What You Should Know About Long-Term Care Insurance
With people living longer than ever before, more and more seniors require long-term healthcare services in nursing homes and assisted living facilities. However, such care is extremely expensive, especially when it’s needed for extended periods of time.
Traditional healthcare insurance doesn’t cover such services. Medicare typically only covers up to 90 days of care. Medicaid might be available but it can be difficult to get, and requires you to deplete nearly all of your assets before being eligible unless you do proactive planning to shield your assets. To address this gap in coverage, long-term care insurance was created.
Intensive Care
First introduced as “nursing home insurance” in the 1980s, long-term care insurance is designed to cover expenses associated with “intensive care” or long-term skilled nursing services. These services are typically delivered in a nursing home, assisted living facility, or other senior care setting. Some policies cover care delivered in your own home, as well.
Such intensive care is required when you are no longer able to care for yourself. These policies cover the cost of skilled nursing services that support you with activities of daily living (ADLs). These include:
- Ambulating (walking or getting around)
- Feeding
- Bathing
- Dressing and grooming
- Using the toilet
Before your coverage kicks in, most policies require that you demonstrate you have lost the ability to engage in at least two or three ADLs. The policy may have a deductible and an elimination period – a set number of days between the time you become disabled and the time your coverage kicks in.
Long-term care policies typically have a specific number of years of care it will pay for, such as 3 to 5 years. Most policies also come with a cap on the dollar amount of coverage that will be paid for care on a daily basis, known as a daily benefit amount.
Getting Covered
Obviously, the younger and healthier you are when you buy the policy, the cheaper the premiums will be, so the sooner you invest in getting covered, the better. If you wait until your too old or already ill, it can be impossible to get covered.
The following conditions generally disqualify you from obtaining coverage:
- You already need help with ADLs
- You have AIDS or AIDS-Related Complex (ARC)
- You have Alzheimer’s Disease or any form of dementia or cognitive dysfunction
- You have a neurological disease, such as multiple sclerosis or Parkinson’s Disease
- You had a stroke within the past year to two years or have a history of strokes
- You have metastatic cancer
- You have kidney failure
Increasing Premiums, Decreasing Benefits
With the elderly population booming, there has been a surge in demand for long-term care services, which has led to a marked increase in the cost of such policies. At the same time, many insurers have been cutting back on the benefits their policies offer.
Given this, other types of hybrid policies are springing up. One increasingly popular type of hybrid policy combines long-term care insurance with life insurance. With this type of policy, if you don’t use the long-term care benefits, the policy pays a death benefit to your family when you pass away.

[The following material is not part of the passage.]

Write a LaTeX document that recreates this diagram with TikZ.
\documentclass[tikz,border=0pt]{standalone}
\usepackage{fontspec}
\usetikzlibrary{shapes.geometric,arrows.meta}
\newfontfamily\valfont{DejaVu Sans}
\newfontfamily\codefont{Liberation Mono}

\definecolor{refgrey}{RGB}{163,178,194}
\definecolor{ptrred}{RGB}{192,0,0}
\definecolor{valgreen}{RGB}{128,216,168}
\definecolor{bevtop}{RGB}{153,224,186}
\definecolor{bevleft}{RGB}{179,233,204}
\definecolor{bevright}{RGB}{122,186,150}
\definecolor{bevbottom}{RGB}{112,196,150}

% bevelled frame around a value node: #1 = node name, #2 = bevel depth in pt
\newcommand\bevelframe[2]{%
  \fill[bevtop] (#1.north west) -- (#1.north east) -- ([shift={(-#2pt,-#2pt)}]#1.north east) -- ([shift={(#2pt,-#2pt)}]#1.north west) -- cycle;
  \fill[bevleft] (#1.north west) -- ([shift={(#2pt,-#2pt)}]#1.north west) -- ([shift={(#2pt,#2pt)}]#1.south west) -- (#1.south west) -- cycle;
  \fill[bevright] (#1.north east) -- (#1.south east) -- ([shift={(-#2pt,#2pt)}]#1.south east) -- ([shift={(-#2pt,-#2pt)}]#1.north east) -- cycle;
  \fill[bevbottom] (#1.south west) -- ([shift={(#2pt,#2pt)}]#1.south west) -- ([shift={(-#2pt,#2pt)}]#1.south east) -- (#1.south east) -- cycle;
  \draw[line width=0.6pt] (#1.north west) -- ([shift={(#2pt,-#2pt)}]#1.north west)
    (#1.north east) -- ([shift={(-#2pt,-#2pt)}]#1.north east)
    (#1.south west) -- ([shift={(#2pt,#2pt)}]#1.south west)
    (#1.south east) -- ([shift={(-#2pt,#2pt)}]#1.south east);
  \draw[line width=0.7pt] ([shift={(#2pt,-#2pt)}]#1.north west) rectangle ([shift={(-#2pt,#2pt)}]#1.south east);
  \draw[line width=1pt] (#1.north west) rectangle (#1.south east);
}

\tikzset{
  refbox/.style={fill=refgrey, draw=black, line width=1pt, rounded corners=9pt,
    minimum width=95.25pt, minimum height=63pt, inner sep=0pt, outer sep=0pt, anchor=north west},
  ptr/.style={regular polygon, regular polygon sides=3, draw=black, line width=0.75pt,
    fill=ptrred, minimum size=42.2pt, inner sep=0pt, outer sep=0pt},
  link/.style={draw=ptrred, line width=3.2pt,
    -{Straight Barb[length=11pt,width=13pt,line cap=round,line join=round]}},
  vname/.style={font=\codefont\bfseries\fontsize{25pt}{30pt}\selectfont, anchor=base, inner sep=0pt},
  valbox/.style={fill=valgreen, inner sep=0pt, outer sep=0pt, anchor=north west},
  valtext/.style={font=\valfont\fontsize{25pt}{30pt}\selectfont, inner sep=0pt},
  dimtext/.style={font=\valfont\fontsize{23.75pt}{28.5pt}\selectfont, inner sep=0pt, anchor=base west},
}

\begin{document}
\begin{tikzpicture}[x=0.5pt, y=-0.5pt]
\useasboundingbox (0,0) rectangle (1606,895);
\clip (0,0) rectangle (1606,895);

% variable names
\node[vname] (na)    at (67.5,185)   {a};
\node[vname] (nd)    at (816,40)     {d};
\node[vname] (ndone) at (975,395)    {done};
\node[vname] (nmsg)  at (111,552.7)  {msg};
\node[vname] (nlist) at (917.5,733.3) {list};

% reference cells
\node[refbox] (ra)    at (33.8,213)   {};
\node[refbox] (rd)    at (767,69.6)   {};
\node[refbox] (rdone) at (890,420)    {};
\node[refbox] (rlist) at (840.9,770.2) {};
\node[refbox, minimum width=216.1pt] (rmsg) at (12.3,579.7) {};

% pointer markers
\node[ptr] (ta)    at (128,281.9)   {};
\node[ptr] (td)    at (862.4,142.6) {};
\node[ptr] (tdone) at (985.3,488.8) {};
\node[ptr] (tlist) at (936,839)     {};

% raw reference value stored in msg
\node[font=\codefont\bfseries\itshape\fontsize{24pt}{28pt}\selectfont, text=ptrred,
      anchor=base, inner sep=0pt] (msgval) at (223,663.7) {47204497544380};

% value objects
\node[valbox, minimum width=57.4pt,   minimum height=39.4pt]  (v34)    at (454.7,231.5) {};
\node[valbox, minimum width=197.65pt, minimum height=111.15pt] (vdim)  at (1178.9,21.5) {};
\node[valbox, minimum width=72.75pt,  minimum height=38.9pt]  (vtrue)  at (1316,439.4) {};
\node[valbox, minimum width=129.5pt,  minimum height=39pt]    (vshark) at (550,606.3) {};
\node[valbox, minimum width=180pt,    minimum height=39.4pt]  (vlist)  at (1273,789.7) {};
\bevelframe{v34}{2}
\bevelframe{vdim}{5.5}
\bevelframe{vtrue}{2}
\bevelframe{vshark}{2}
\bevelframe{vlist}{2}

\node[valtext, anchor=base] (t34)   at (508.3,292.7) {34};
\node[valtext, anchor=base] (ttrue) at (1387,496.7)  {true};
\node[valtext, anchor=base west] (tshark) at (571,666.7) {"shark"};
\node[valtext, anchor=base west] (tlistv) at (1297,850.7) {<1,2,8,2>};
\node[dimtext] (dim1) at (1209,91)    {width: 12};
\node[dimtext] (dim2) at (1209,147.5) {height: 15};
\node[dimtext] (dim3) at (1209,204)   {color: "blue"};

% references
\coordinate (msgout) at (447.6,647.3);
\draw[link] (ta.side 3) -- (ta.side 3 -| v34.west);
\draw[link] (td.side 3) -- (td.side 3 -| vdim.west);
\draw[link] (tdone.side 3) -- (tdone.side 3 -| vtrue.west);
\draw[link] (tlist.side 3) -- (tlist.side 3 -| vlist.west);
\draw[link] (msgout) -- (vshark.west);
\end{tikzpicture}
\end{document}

If you are looking to purchase long-term care insurance, you should speak with multiple insurance providers and compare their benefits, care options, and premiums. Different companies may offer the same coverage and benefits, but they can vary dramatically in price. Always ask about the insurance company’s history of rate increases, including the amount of the most recent increase.
Choose Wisely
For the best chances of success when shopping for a policy, get help from a fee-only planner, who is not compensated based on your choice of coverage. Or, if you are working with a commissioned agent, meet with your elder law attorney who can review the policy terms to ensure it’s a good fit for you before you sign on the dotted line.
When meeting with an insurance provider, you must get answers to following three questions about your policy:
- How long is the elimination period before the policy begins paying benefits?
- What capacities, or ADLs, must you lose before coverage kicks in?
- How many years of care are covered?
- What is the daily benefit amount and the lifetime benefit amount?
Buying long-term care insurance should be a family affair, because you are going to need your family members to advocate for you and file a claim for the policy when you need to use it. Make sure your family knows what kind of policy you have, who your agent is, and how to make a claim.
You should definitely have a well-drafted, updated, and regularly reviewed power of attorney on file as well.
Keep Your Policy Updated
Once you are in your 40s, you should annually review your long-term care policy to evaluate new insurance products on the market and update your policy based on your changing needs. Whatever you do, make sure you don’t miss a premium payment. If you stop paying, even for a short period of time, you’ll lose all of the money you invested and will have no access to the benefits when you need them.
Long-term care insurance, along with life insurance, can be key components in your estate plan. When combined with the right estate planning vehicles, you can rest assured your family will be protected and provided for no matter what happens to you.